Step three—establish standards for data quality assurance
Data standardization is a critical part of data quality assurance. During this step, policies are developed to enforce internal and external data quality standards.
- External standards for data quality assurance
Standards for commonly used data types often leverage external standards, such as ISO-8601, which is a globally accepted standard, to represent daytime. - Internal standards for data quality assurance
Organizations need to create internal standards for information that is unique to their organization, such as job titles or billing codes.
Step four—matching and linking records for data quality assurance
This data quality assurance step is about matching and linking datasets across the systems to find which one has the best data quality and use that as the master. During this step, duplicates and errors are identified, such as Sam Smith and Sma Smith who both have all other information in common aside from the misspelled last name. This step can also be used to merge multiple partial records to create a super record with all information consolidated.
Step five—monitoring data quality
Continuous monitoring is required to maintain data quality. This ensures the highest data quality and minimizes duplicates, errors, and anomalies that can cause problems for applications that rely on this information.

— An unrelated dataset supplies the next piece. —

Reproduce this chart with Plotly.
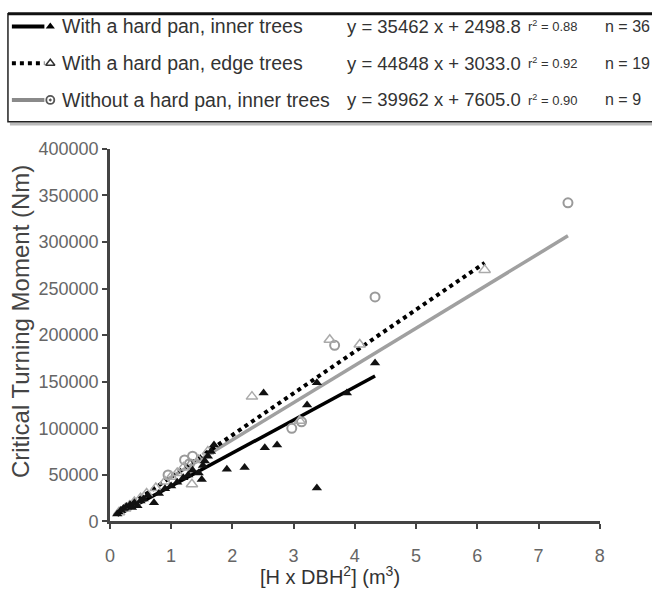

Step six—maintain data quality
To maintain data quality, after performing the steps for data quality assurance, organizations must put processes and procedures in place to ensure that data remains clean.
What is data quality control?
Data quality control is a step in data quality enforcement that is taken before and after data quality assurance. It is used to restrict inputs until data quality assurance criteria have been met as measured by data quality dimensions.
Information gathered as part of data quality assurance processes is used to direct data quality controls. Data quality controls must be cleared before users can access data.
Implementing data quality control is critical for organizations to effectively maintain data according to the standards required for various use cases. Data quality control processes help organizations:
- Detect and remove duplicates.
- Flag missing information that is mandatory.
- Identify errors made during the input, transfer, or storage of information.
Commonly used methods for data quality control include:
- Anomaly detection
Anomaly detection brings advanced analytics and machine learning to bear to help organizations identify data quality issues that are hard to detect. It uses structured and unstructured data to identify outliers and anomalies. For instance, anomaly detection uses means to identify potential errors (e.g., a person’s age is 102 when the mean is 35). - Data inspection
Data inspection supports data quality control by inspecting information at the data or row level to identify and filter problematic information, such as duplicates or invalid data, and flag it for further inspection or additional processing. Data inspection systems use data quality criteria to judge data quality and filter any data that does not fit to prevent it from negatively impacting downstream processes and use in applications. - Data monitoring
Data monitoring uses pre-established rules to continuously assess data quality to ensure data validity or flag data that does not conform to standards or has missing attributes.
Data quality impacts all areas of the enterprise’s operations
Every part of the enterprise generates, works with, and depends on data, which makes ensuring data quality imperative. Any organization can achieve high data quality; it is simply a matter of taking advantage of available tools, and establishing and enforcing guidelines and protocols. The effort and expenditures required to enable high-quality data have been proven repeatedly to deliver an excellent return on investment.